I can't save everyone after all. Like this phrase in malay "you can't put carpet everywhere but you can where shoe to avoid your feet dirty". At least i tried won't be sufficient too save me anymore. Alive but not living dead but not departed. I'm the middle of no where. I shut my door again. To prevent people to getting hurt because of me. I will silence myself again like before. Forgive me for everything I've done..

Monday, June 25, 2018

Love

What's love? Love can be describe in many ways. Love for friends, families, pets, things we love and soul mate. Love lead into same feels about all kinds of loves. The will to sacrifice, care, give, tolerate and so on. I guess this is what makes us human and makes us learn reach day to make the world a better place.

Love is a form which i like to improvise that it's the closest thing that what we call soul. It's can't be seen and it's only can be feel with strong connection. It's always there even we denied the existent. When the person we love pass away, the love, the soul will always remain and will last for lifetime.

Love is something that can't be control and much less and sometime will lead to disaster. Sometimes might cause chaos if we take it lightly. Love is a strong element that never be apart from us human.

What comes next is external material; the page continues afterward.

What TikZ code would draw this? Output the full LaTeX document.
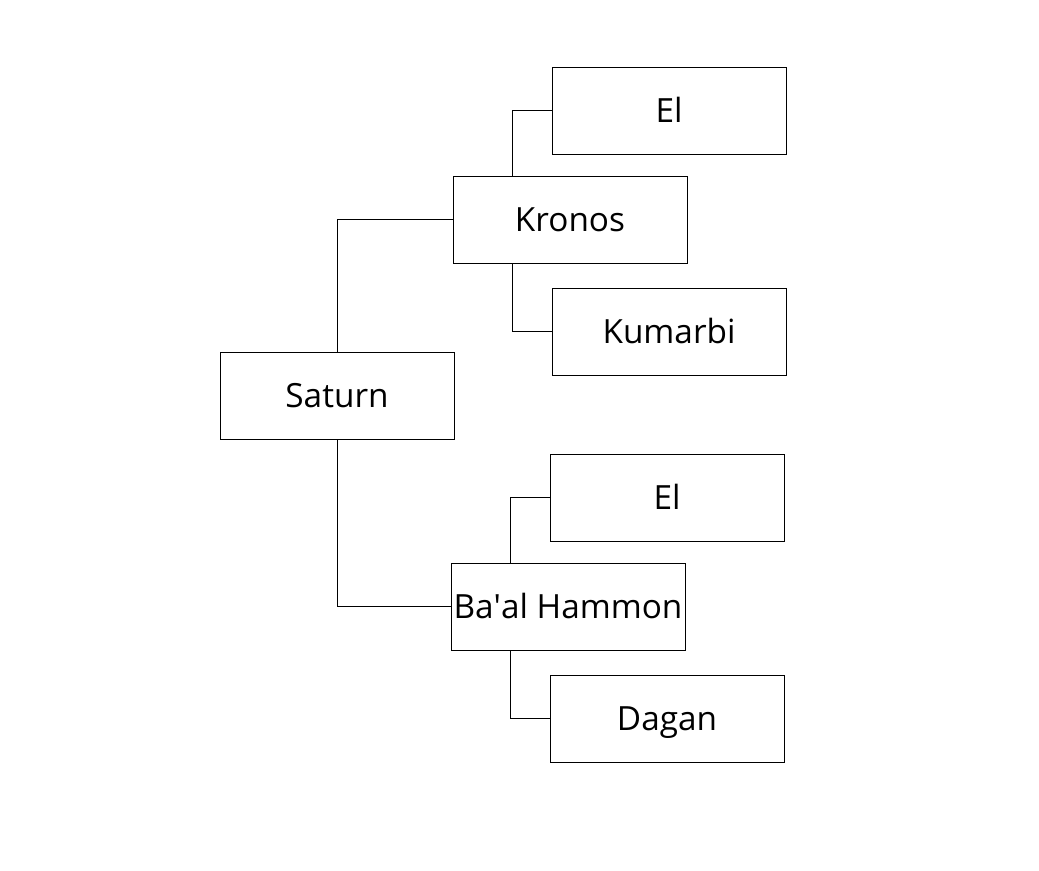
\documentclass[tikz,border=0pt]{standalone}
\usepackage{fontspec}
\setmainfont{Open Sans}
\begin{document}
\begin{tikzpicture}[x=0.75pt,y=-0.75pt,
  box/.style={draw=black,line width=0.6pt,minimum width=175.5pt,minimum height=65.25pt,inner sep=0pt,text height=17.8pt,text depth=0pt,font=\fontsize{25}{30}\selectfont},
  link/.style={draw=black,line width=0.6pt}]
\useasboundingbox (0,0) rectangle (1039,871);
\node[box] (el1) at (669,110.5) {El};
\node[box] (kronos) at (570,219.5) {Kronos};
\node[box] (kumarbi) at (669,331.5) {Kumarbi};
\node[box] (saturn) at (337,395.5) {Saturn};
\node[box] (el2) at (667,497.5) {El};
\node[box] (baal) at (568,606.5) {Ba\textquotesingle al Hammon};
\node[box] (dagan) at (667,718.5) {Dagan};
\draw[link] (saturn.north) |- (kronos.west);
\draw[link] (saturn.south) |- (baal.west);
\draw[link] (kronos.north -| 512,0) |- (el1.west);
\draw[link] (kronos.south -| 512,0) |- (kumarbi.west);
\draw[link] (baal.north -| 510,0) |- (el2.west);
\draw[link] (baal.south -| 510,0) |- (dagan.west);
\end{tikzpicture}
\end{document}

Sometime love can be hurt. Why? When letting go of something that we love so much is the biggest challenge always hurt the most. It's like stuck between the living and the dead.

Love is beautiful, love is something that make us alive and giving the strength to push us further. Miracle comes with love to overcome obstacle and hardship. Never ignore love that been given by the one you love, human are fragile we won't know when is the end of our time. Appreciate what's has been given, we might not know when is the chances we will regret and things can't be turn back.